System.out.println("t5: " + alist);
List<String> toBeRemoved = new ArrayList<>();
for (String fruit : alist) {
if ( fruit.contains("o") ) toBeRemoved.add(fruit);
}
alist.removeAll(toBeRemoved);
System.out.println("t6: " + alist);
# prints
t5: [apple, orange, banana, grapes, melon]
t6: [apple, banana, grapes]
5. Using Java 8 Streams
As with most problems of these types involving collections, there are several solutions using java 8 streams.
The first one presented below uses java 8 streams instead of the loop above to collect the items to be removed.
System.out.println("t7: " + alist);
List<String> toBeRemoved = alist
.stream()
.filter(fruit -> fruit.contains("o"))
.collect(Collectors.toList());
alist.removeAll(toBeRemoved);
System.out.println("t8: " + alist);
You can, of course, negate the condition in filter() and collect the items to be retained (rather than removed).
System.out.println("t9: " + alist);
List<String> toBeRetained = alist
.stream()
.filter(fruit -> ! fruit.contains("o"))
.collect(Collectors.toList());
alist = toBeRetained;
System.out.println("t10: " + alist);
If you’d like to explicitly use negation, or you are obtaining the predicate function from elsewhere, you can use negate() as shown:
Predicate<String> f = fruit -> fruit.contains("o");
...
System.out.println("t9: " + alist);
List<String> toBeRetained = alist
.stream()
.filter(f.negate())
.collect(Collectors.toList());
alist = toBeRetained;
System.out.println("t10: " + alist);
A small issue with assigning the list of items to be retained (toBeRetained) as shown is that the actual types of the target (alist) and the source may not match. For instance, Collectors.toList() may return non-mutable List, or in some other important way is different from the original. If that is important to you, use retainAll() instead.
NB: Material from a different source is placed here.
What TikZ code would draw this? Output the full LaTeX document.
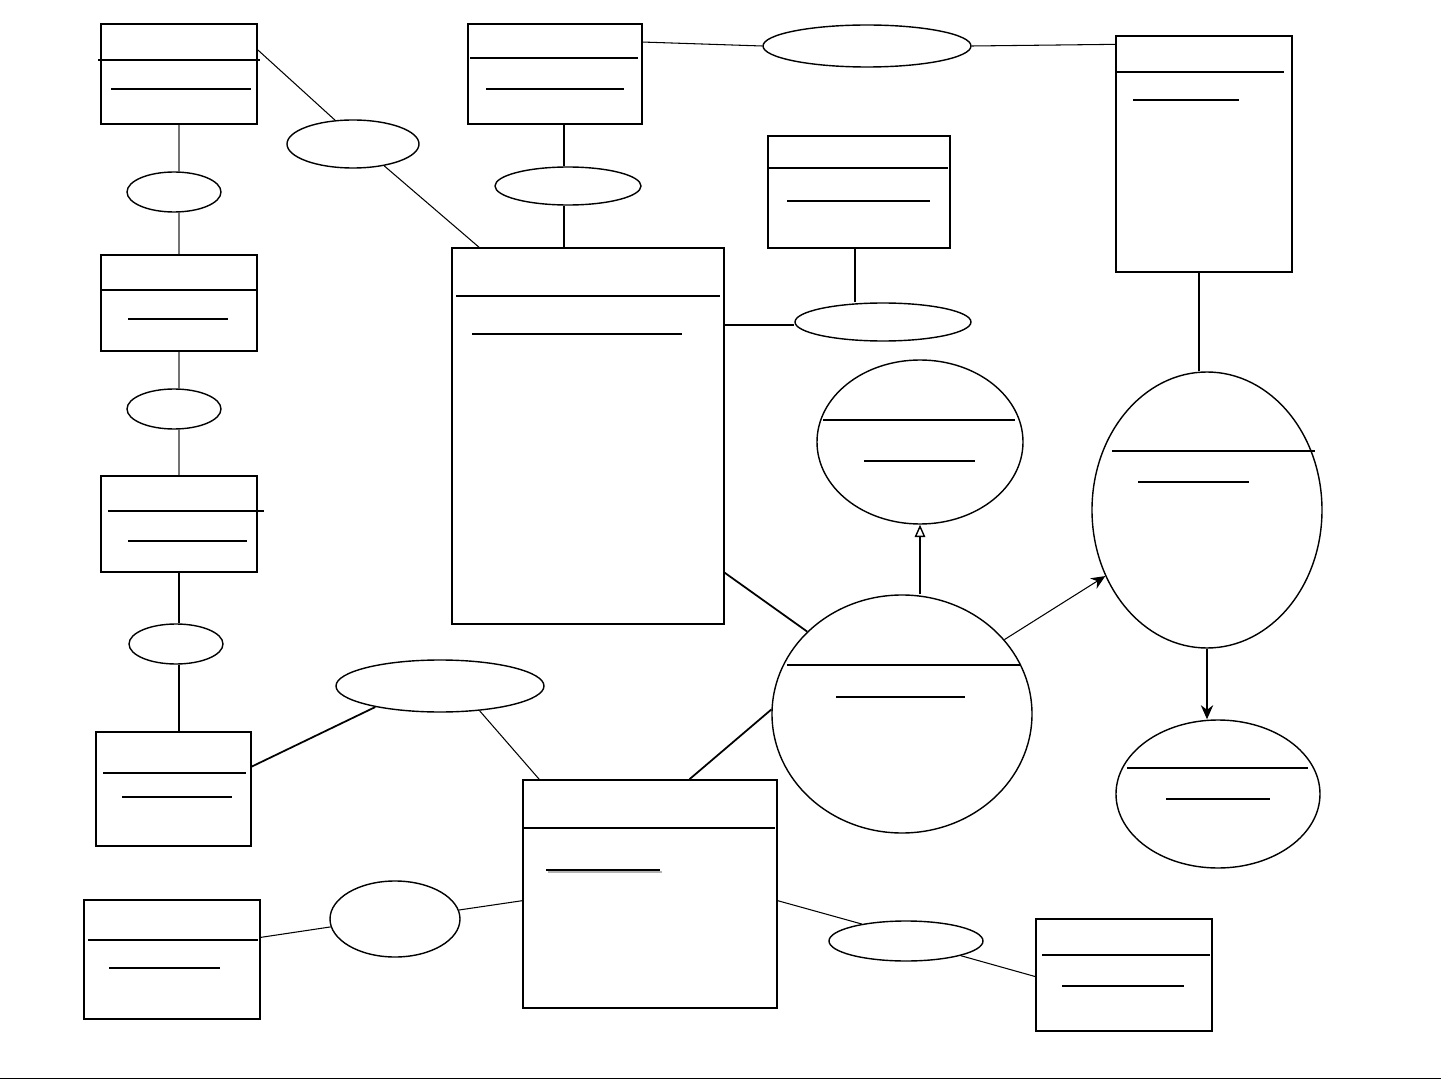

List<String> toBeRetained = alist
.stream()
.filter(fruit -> !fruit.contains("o"))
.collect(Collectors.toList());
alist.retainAll(toBeRetained);
6. Partitioning
Sometimes you may want to partition a collection into, say done and not done lists. You can do that using a predicate function as before with partitioningBy(). You end up with two separate lists partitioned according to your predicate function.
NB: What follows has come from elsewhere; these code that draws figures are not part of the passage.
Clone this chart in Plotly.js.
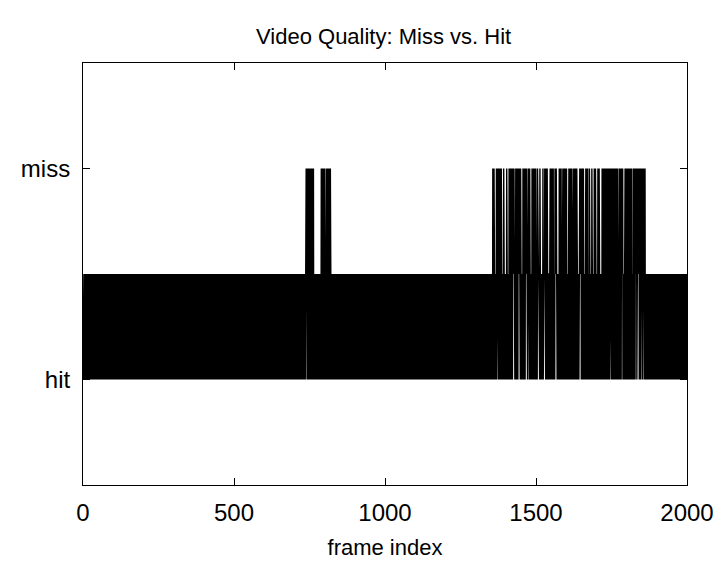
<!DOCTYPE html>
<html>
<head>
<meta charset="utf-8">
<script src="https://cdn.plot.ly/plotly-3.0.1.min.js"></script>
<style>html,body{margin:0;padding:0;background:#fff;}#chart{width:717px;height:571px;}</style>
</head>
<body>
<div id="chart"></div>
<script>
// ---- data ----
const frameCount = 2000;
// frame ranges where the trace reaches the "miss" level
const missSpans = [[739, 763], [788, 802], [806, 821], [1357, 1862]];
// frames inside miss spans where the trace does not reach "miss"
const topGaps = [1366, 1389, 1399, 1408, 1430, 1453, 1472, 1483, 1502, 1510, 1519, 1526, 1542,
  1560, 1573, 1586, 1604, 1622, 1639, 1661, 1674, 1682, 1689, 1702, 1715, 1774, 1790, 1820];
// frames where the trace does not drop to the "hit" level
const lowGaps = [739, 808, 1373, 1425, 1443, 1467, 1475, 1507, 1527, 1542, 1565, 1584, 1647,
  1747, 1756, 1768, 1785, 1798, 1831, 1839, 1849, 1856];
const levelHit = 0, levelMid = 0.5, levelMiss = 1;
const yTickVals = [levelHit, levelMiss];
const yTickText = ['hit', 'miss'];
const xTickVals = [0, 500, 1000, 1500, 2000];

// ---- build the trace ----
const near = (list, f, w) => list.some(g => Math.abs(g - f) <= w);
const inMiss = f => missSpans.some(s => f >= s[0] && f <= s[1]);
const xs = [], ys = [];
for (let f = 0; f <= frameCount; f++) {
  let v;
  if (f % 2 === 0) {
    v = near(lowGaps, f, 1) ? levelMid : levelHit;
  } else {
    v = (inMiss(f) && !near(topGaps, f, 2)) ? levelMiss : levelMid;
  }
  xs.push(f); ys.push(v);
}

const font = 'Liberation Sans, Arial, sans-serif';
Plotly.newPlot('chart', [{
  x: xs, y: ys, type: 'scatter', mode: 'lines',
  line: {color: '#000', width: 1.4}, hoverinfo: 'skip', showlegend: false
}], {
  width: 717, height: 571,
  margin: {l: 83, r: 30, t: 63, b: 86},
  paper_bgcolor: '#fff', plot_bgcolor: '#fff',
  title: {text: 'Video Quality: Miss vs. Hit', font: {family: font, size: 22, color: '#000'},
          x: 0.535, xanchor: 'center', y: 1 - 36/571, yref: 'container', yanchor: 'middle'},
  xaxis: {range: [0, 2000], tickvals: xTickVals, ticks: 'inside', ticklen: 7, tickcolor: '#000',
          showline: true, linecolor: '#000', linewidth: 1, mirror: 'ticks', showgrid: false, zeroline: false,
          ticklabelstandoff: 6,
          tickfont: {family: font, size: 24, color: '#000'},
          title: {text: 'frame index', font: {family: font, size: 22, color: '#000'}, standoff: 14}},
  yaxis: {range: [-0.5, 1.5], tickvals: yTickVals, ticktext: yTickText, ticks: 'inside', ticklen: 7, tickcolor: '#000',
          showline: true, linecolor: '#000', linewidth: 1, mirror: 'ticks', showgrid: false, zeroline: false,
          ticklabelstandoff: 7,
          tickfont: {family: font, size: 24, color: '#000'}}
}, {displayModeBar: false, staticPlot: true});
</script>
</body>
</html>
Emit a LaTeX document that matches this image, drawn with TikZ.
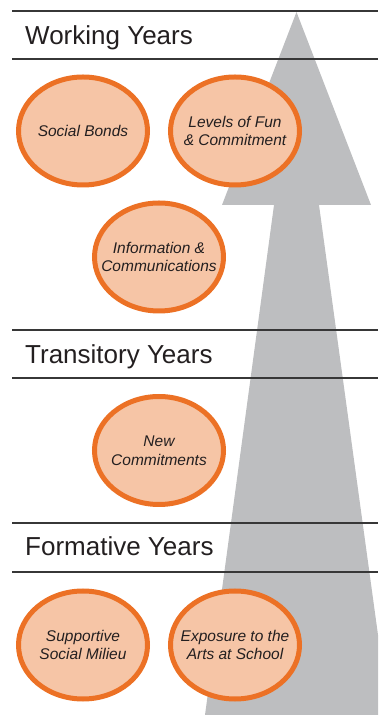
\documentclass[tikz,border=0pt]{standalone}
\usepackage{fontspec}
\setmainfont{Liberation Sans}
\usetikzlibrary{shapes.geometric}
\definecolor{rust}{RGB}{236,113,37}
\definecolor{peach}{RGB}{246,197,166}
\definecolor{stone}{RGB}{189,190,192}
\definecolor{ink}{RGB}{35,31,32}
\definecolor{rule}{RGB}{55,55,55}

\begin{document}
\begin{tikzpicture}[x=1pt,y=1pt,
          ov/.style={ellipse,draw=rust,line width=5pt,fill=peach,inner xsep=-30pt,inner ysep=0pt,
            minimum width=129pt,minimum height=108pt,align=center,text=ink,
            font=\fontsize{15.5}{18.5}\selectfont\itshape},
          band/.style={anchor=base west,inner sep=0pt,text=ink,font=\fontsize{26}{30}\selectfont}]
        \clip (0,0) rectangle (378,715);
        % growth arrow behind everything
        \fill[stone] (205,0) -- (274,510) -- (222,510) -- (296.5,703) -- (371,510)
          -- (319,510) -- (389,0) -- cycle;
        % section rules
        \foreach \y in {704,656,385,337,192,143}
          \draw[rule,line width=1.2pt] (12,\y) -- (378,\y);
        \node[band] (wy) at (25,670.7) {Working Years};
        \node[band] (ty) at (25,351.7) {Transitory Years};
        \node[band] (fy) at (25,159) {Formative Years};
        \node[ov] (sb) at (83,584) {Social Bonds};
        \node[ov] (lf) at (235,584) {Levels of Fun\\\& Commitment};
        \node[ov] (ic) at (159,458) {Information \&\\Communications};
        \node[ov] (nc) at (159,264.5) {New\\Commitments};
        \node[ov] (sm) at (83,70) {Supportive\\Social Milieu};
        \node[ov] (ex) at (235,70) {Exposure to the\\Arts at School};
      \end{tikzpicture}
\end{document}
System.out.println("t11: " + alist);
Predicate<String> f = fruit -> fruit.contains("o");
Map<Boolean,List<String>> partitioned = alist
.stream()
.collect(Collectors.partitioningBy(fruit -> fruit.contains("o")));
System.out.println("t12: true => " + partitioned.get(true));
System.out.println(" false => " + partitioned.get(false));
# prints
t11: [apple, orange, banana, grapes, melon]
t12: true => [orange, melon]
false => [apple, banana, grapes]
If you need to store the partitioned lists in a List of a specified type (for example, LinkedList), use the two-argument form of partitioningBy().
Map<Boolean,LinkedList<String>> partitioned = alist
.stream()
.collect(Collectors.partitioningBy(fruit -> fruit.contains("o"),
Collectors.toCollection(LinkedList::new)));
System.out.println("t13: true => " + partitioned.get(true));
System.out.println(" type => " + partitioned.get(true).getClass().getName());
System.out.println(" false => " + partitioned.get(false));
System.out.println(" type => " + partitioned.get(false).getClass().getName());
# prints
t13: true => [orange, melon]
type => java.util.LinkedList
false => [apple, banana, grapes]
type => java.util.LinkedList
Review
When removing items from a Collection in a loop, some care must be exercised to avoid a ConcurrentModificationException. Depending on your needs, there are several method to use including: using Iterator.remove(), specifying a predicate function with Collection.removeIf(), collecting items for removal in a separate list and some java 8 streams solutions.